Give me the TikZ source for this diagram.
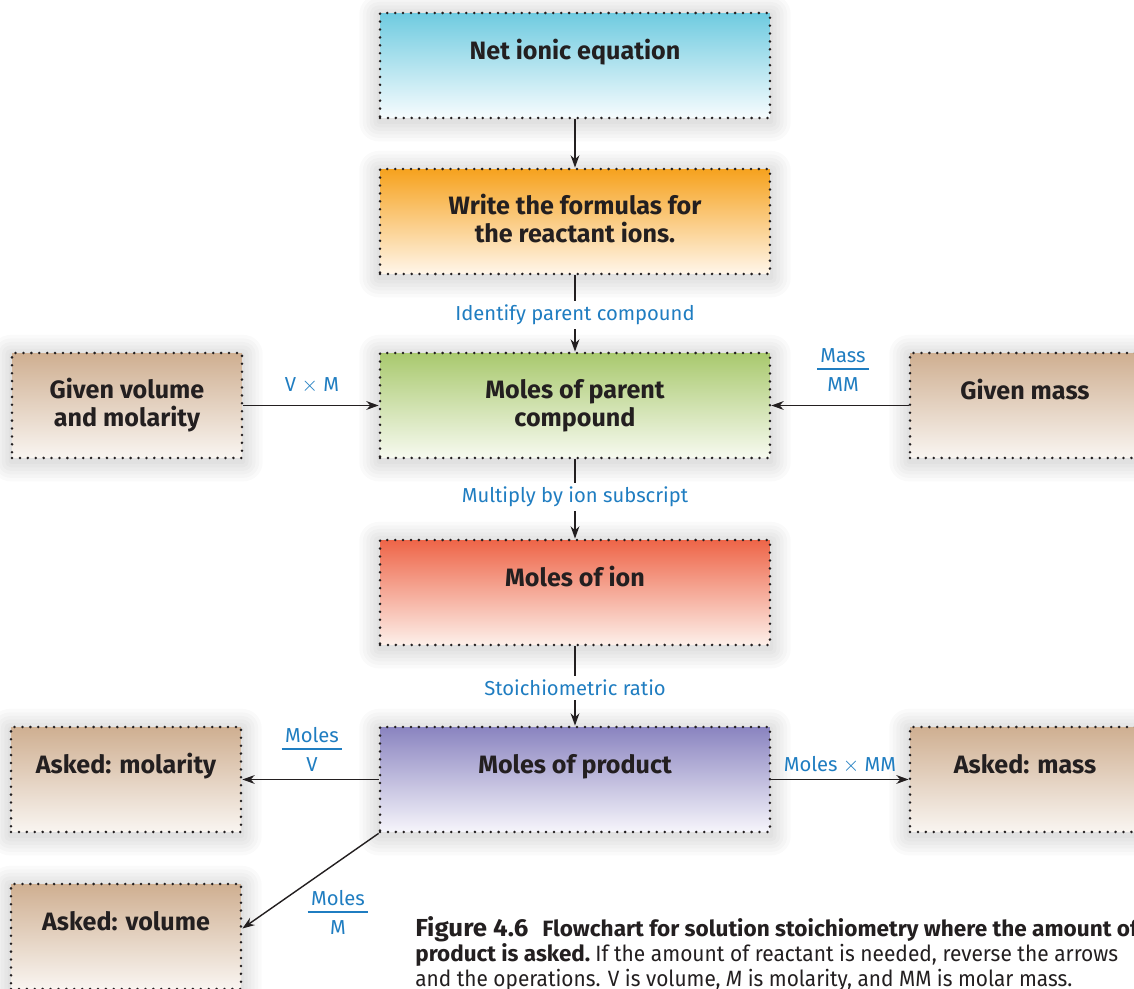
\documentclass[tikz,border=0pt]{standalone}
\usepackage{fontspec}
\usepackage{graphicx}
\setmainfont{Fira Sans}
\usetikzlibrary{arrows.meta,backgrounds}
\definecolor{txt}{HTML}{231F20}
\definecolor{lblc}{HTML}{1F7DC1}
\definecolor{cblue}{HTML}{6FCBE0}
\definecolor{cblueb}{HTML}{F7FCFE}
\definecolor{corange}{HTML}{F6A21E}
\definecolor{corangeb}{HTML}{FFF6EA}
\definecolor{cgreen}{HTML}{A9C96E}
\definecolor{cgreenb}{HTML}{F7FAF0}
\definecolor{cred}{HTML}{EE6548}
\definecolor{credb}{HTML}{FDF0EA}
\definecolor{cpurple}{HTML}{8A84C0}
\definecolor{cpurpleb}{HTML}{F6F5FB}
\definecolor{ctan}{HTML}{CFAF91}
\definecolor{ctanb}{HTML}{F9F5F1}
\newcommand\myfrac[2]{{\setlength\arrayrulewidth{1.2pt}\renewcommand\arraystretch{1.0}\begin{tabular}{@{\,}c@{\,}}#1\\[-1pt]\hline\rule{0pt}{12pt}#2\end{tabular}}}
\newcommand\fitw[2]{\resizebox{#1}{\height}{#2}}
\newcommand\softshadow[1]{%
  \foreach \s in {1,3,5,7,9,11}{%
    \fill[black, opacity=0.018, rounded corners=\s pt]
      ([shift={(-\s pt,-\s pt-1.5pt)}]#1.south west) rectangle ([shift={(\s pt,\s pt-1.5pt)}]#1.north east);
  }}
\tikzset{
  box/.style={rectangle, inner sep=0pt, minimum height=2.1cm,
    draw=txt, line width=1.6pt, dash pattern=on 0pt off 4.5pt, line cap=round},
  midbox/.style={box, minimum width=7.8cm},
  sidebox/.style={box, minimum width=4.6cm, top color=ctan, bottom color=ctanb},
  boxtext/.style={font=\fontsize{14.3}{15.9}\selectfont\bfseries, text=txt, align=center, anchor=base, inner sep=0pt},
  lbl/.style={font=\fontsize{11.5}{14}\selectfont, text=lblc, fill=white, inner sep=2pt},
  fraclbl/.style={font=\fontsize{11.5}{14}\selectfont, text=lblc, inner sep=0pt},
  conn/.style={draw=txt, line width=0.8pt, -{Stealth[length=7pt,width=5pt]}},
  capline/.style={font=\fontsize{12.6}{14}\selectfont, text=txt, anchor=base west, inner sep=0pt}
}
\begin{document}
\begin{tikzpicture}[x=0.02cm, y=-0.02cm]
\useasboundingbox (0,0) rectangle (1134,989);
\clip (0,0) rectangle (1134,989);

% middle column
\node[midbox, top color=cblue, bottom color=cblueb] (net) at (575,65.5) {};
\node[midbox, top color=corange, bottom color=corangeb] (write) at (575,221.5) {};
\node[midbox, top color=cgreen, bottom color=cgreenb] (parent) at (575,405.5) {};
\node[midbox, top color=cred, bottom color=credb] (ion) at (575,592.5) {};
\node[midbox, top color=cpurple, bottom color=cpurpleb] (product) at (575,779.5) {};
% side boxes
\node[sidebox] (gvol) at (127,405.5) {};
\node[sidebox] (gmass) at (1025,405.5) {};
\node[sidebox] (amol) at (126,779.5) {};
\node[sidebox] (amass) at (1025,779.5) {};
\node[sidebox] (avol) at (126,936.5) {};

\begin{scope}[on background layer]
\fill[white] (0,0) rectangle (1134,989);
\softshadow{net}\softshadow{write}\softshadow{parent}\softshadow{ion}\softshadow{product}
\softshadow{gvol}\softshadow{gmass}\softshadow{amol}\softshadow{amass}\softshadow{avol}
\end{scope}

% box texts (base anchor = last line's baseline)
\node[boxtext] (netT) at ([yshift=-0.96cm]net.north) {Net ionic equation};
\node[boxtext] (writeT) at ([yshift=-1.50cm]write.north) {Write the formulas for\\the reactant ions.};
\node[boxtext] (parentT) at ([yshift=-1.50cm]parent.north) {Moles of parent\\compound};
\node[boxtext] (ionT) at ([yshift=-0.96cm]ion.north) {Moles of ion};
\node[boxtext] (productT) at ([yshift=-0.96cm]product.north) {Moles of product};
\node[boxtext] (gvolT) at ([yshift=-1.50cm]gvol.north) {Given volume\\and molarity};
\node[boxtext] (gmassT) at ([yshift=-0.96cm]gmass.north) {Given mass};
\node[boxtext] (amolT) at ([yshift=-0.96cm]amol.north) {Asked: molarity};
\node[boxtext] (amassT) at ([yshift=-0.96cm]amass.north) {Asked: mass};
\node[boxtext] (avolT) at ([yshift=-0.96cm]avol.north) {Asked: volume};

% connectors
\draw[conn] (net) -- (write);
\draw[conn] (write) -- (parent);
\draw[conn] (parent) -- (ion);
\draw[conn] (ion) -- (product);
\draw[conn] (gvol) -- (parent);
\draw[conn] (gmass) -- (parent);
\draw[conn] (product) -- (amol);
\draw[conn] (product) -- (amass);
\draw[conn] (product.south west) -- ([yshift=0.16cm]avol.east);

% labels
\node[lbl] (l1) at (575,315) {Identify parent compound};
\node[lbl] (l2) at (575,497) {Multiply by ion subscript};
\node[lbl] (l3) at (575,688) {Stoichiometric ratio};
\node[fraclbl] (l4) at (312,385) {V $\times$ M};
\node[fraclbl] (l5) at (843,372) {\myfrac{Mass}{MM}};
\node[fraclbl] (l6) at (312,752) {\myfrac{Moles}{V}};
\node[fraclbl] (l7) at (840,765) {Moles $\times$ MM};
\node[fraclbl] (l8) at (338,915) {\myfrac{Moles}{M}};

% caption
\node[capline] (c1a) at (415,937) {\fitw{2.26cm}{\bfseries\fontsize{14}{14}\selectfont Figure 4.6}};
\node[capline] (c1b) at (542,937) {\fitw{11.92cm}{\bfseries\fontsize{12.6}{14}\selectfont Flowchart for solution stoichiometry where the amount of}};
\node[capline] (c2a) at (415,962) {\fitw{3.5cm}{\bfseries\fontsize{12.6}{14}\selectfont product is asked.}};
\node[capline] (c2b) at (595,962) {\fitw{10.46cm}{If the amount of reactant is needed, reverse the arrows}};
\node[capline] (c3) at (415,987) {\fitw{13.14cm}{and the operations. V is volume, \textit{M} is molarity, and MM is molar mass.}};
\end{tikzpicture}
\end{document}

- - - -

SET EXERCISE: Are you able to set down all the lines above exactly, without any pictures?

WRITTEN ANSWER:
Give me the TikZ source for this diagram.
\documentclass[tikz,border=0pt]{standalone}
\usepackage{fontspec}
\usepackage{graphicx}
\setmainfont{Fira Sans}
\usetikzlibrary{arrows.meta,backgrounds}
\definecolor{txt}{HTML}{231F20}
\definecolor{lblc}{HTML}{1F7DC1}
\definecolor{cblue}{HTML}{6FCBE0}
\definecolor{cblueb}{HTML}{F7FCFE}
\definecolor{corange}{HTML}{F6A21E}
\definecolor{corangeb}{HTML}{FFF6EA}
\definecolor{cgreen}{HTML}{A9C96E}
\definecolor{cgreenb}{HTML}{F7FAF0}
\definecolor{cred}{HTML}{EE6548}
\definecolor{credb}{HTML}{FDF0EA}
\definecolor{cpurple}{HTML}{8A84C0}
\definecolor{cpurpleb}{HTML}{F6F5FB}
\definecolor{ctan}{HTML}{CFAF91}
\definecolor{ctanb}{HTML}{F9F5F1}
\newcommand\myfrac[2]{{\setlength\arrayrulewidth{1.2pt}\renewcommand\arraystretch{1.0}\begin{tabular}{@{\,}c@{\,}}#1\\[-1pt]\hline\rule{0pt}{12pt}#2\end{tabular}}}
\newcommand\fitw[2]{\resizebox{#1}{\height}{#2}}
\newcommand\softshadow[1]{%
  \foreach \s in {1,3,5,7,9,11}{%
    \fill[black, opacity=0.018, rounded corners=\s pt]
      ([shift={(-\s pt,-\s pt-1.5pt)}]#1.south west) rectangle ([shift={(\s pt,\s pt-1.5pt)}]#1.north east);
  }}
\tikzset{
  box/.style={rectangle, inner sep=0pt, minimum height=2.1cm,
    draw=txt, line width=1.6pt, dash pattern=on 0pt off 4.5pt, line cap=round},
  midbox/.style={box, minimum width=7.8cm},
  sidebox/.style={box, minimum width=4.6cm, top color=ctan, bottom color=ctanb},
  boxtext/.style={font=\fontsize{14.3}{15.9}\selectfont\bfseries, text=txt, align=center, anchor=base, inner sep=0pt},
  lbl/.style={font=\fontsize{11.5}{14}\selectfont, text=lblc, fill=white, inner sep=2pt},
  fraclbl/.style={font=\fontsize{11.5}{14}\selectfont, text=lblc, inner sep=0pt},
  conn/.style={draw=txt, line width=0.8pt, -{Stealth[length=7pt,width=5pt]}},
  capline/.style={font=\fontsize{12.6}{14}\selectfont, text=txt, anchor=base west, inner sep=0pt}
}
\begin{document}
\begin{tikzpicture}[x=0.02cm, y=-0.02cm]
\useasboundingbox (0,0) rectangle (1134,989);
\clip (0,0) rectangle (1134,989);

% middle column
\node[midbox, top color=cblue, bottom color=cblueb] (net) at (575,65.5) {};
\node[midbox, top color=corange, bottom color=corangeb] (write) at (575,221.5) {};
\node[midbox, top color=cgreen, bottom color=cgreenb] (parent) at (575,405.5) {};
\node[midbox, top color=cred, bottom color=credb] (ion) at (575,592.5) {};
\node[midbox, top color=cpurple, bottom color=cpurpleb] (product) at (575,779.5) {};
% side boxes
\node[sidebox] (gvol) at (127,405.5) {};
\node[sidebox] (gmass) at (1025,405.5) {};
\node[sidebox] (amol) at (126,779.5) {};
\node[sidebox] (amass) at (1025,779.5) {};
\node[sidebox] (avol) at (126,936.5) {};

\begin{scope}[on background layer]
\fill[white] (0,0) rectangle (1134,989);
\softshadow{net}\softshadow{write}\softshadow{parent}\softshadow{ion}\softshadow{product}
\softshadow{gvol}\softshadow{gmass}\softshadow{amol}\softshadow{amass}\softshadow{avol}
\end{scope}

% box texts (base anchor = last line's baseline)
\node[boxtext] (netT) at ([yshift=-0.96cm]net.north) {Net ionic equation};
\node[boxtext] (writeT) at ([yshift=-1.50cm]write.north) {Write the formulas for\\the reactant ions.};
\node[boxtext] (parentT) at ([yshift=-1.50cm]parent.north) {Moles of parent\\compound};
\node[boxtext] (ionT) at ([yshift=-0.96cm]ion.north) {Moles of ion};
\node[boxtext] (productT) at ([yshift=-0.96cm]product.north) {Moles of product};
\node[boxtext] (gvolT) at ([yshift=-1.50cm]gvol.north) {Given volume\\and molarity};
\node[boxtext] (gmassT) at ([yshift=-0.96cm]gmass.north) {Given mass};
\node[boxtext] (amolT) at ([yshift=-0.96cm]amol.north) {Asked: molarity};
\node[boxtext] (amassT) at ([yshift=-0.96cm]amass.north) {Asked: mass};
\node[boxtext] (avolT) at ([yshift=-0.96cm]avol.north) {Asked: volume};

% connectors
\draw[conn] (net) -- (write);
\draw[conn] (write) -- (parent);
\draw[conn] (parent) -- (ion);
\draw[conn] (ion) -- (product);
\draw[conn] (gvol) -- (parent);
\draw[conn] (gmass) -- (parent);
\draw[conn] (product) -- (amol);
\draw[conn] (product) -- (amass);
\draw[conn] (product.south west) -- ([yshift=0.16cm]avol.east);

% labels
\node[lbl] (l1) at (575,315) {Identify parent compound};
\node[lbl] (l2) at (575,497) {Multiply by ion subscript};
\node[lbl] (l3) at (575,688) {Stoichiometric ratio};
\node[fraclbl] (l4) at (312,385) {V $\times$ M};
\node[fraclbl] (l5) at (843,372) {\myfrac{Mass}{MM}};
\node[fraclbl] (l6) at (312,752) {\myfrac{Moles}{V}};
\node[fraclbl] (l7) at (840,765) {Moles $\times$ MM};
\node[fraclbl] (l8) at (338,915) {\myfrac{Moles}{M}};

% caption
\node[capline] (c1a) at (415,937) {\fitw{2.26cm}{\bfseries\fontsize{14}{14}\selectfont Figure 4.6}};
\node[capline] (c1b) at (542,937) {\fitw{11.92cm}{\bfseries\fontsize{12.6}{14}\selectfont Flowchart for solution stoichiometry where the amount of}};
\node[capline] (c2a) at (415,962) {\fitw{3.5cm}{\bfseries\fontsize{12.6}{14}\selectfont product is asked.}};
\node[capline] (c2b) at (595,962) {\fitw{10.46cm}{If the amount of reactant is needed, reverse the arrows}};
\node[capline] (c3) at (415,987) {\fitw{13.14cm}{and the operations. V is volume, \textit{M} is molarity, and MM is molar mass.}};
\end{tikzpicture}
\end{document}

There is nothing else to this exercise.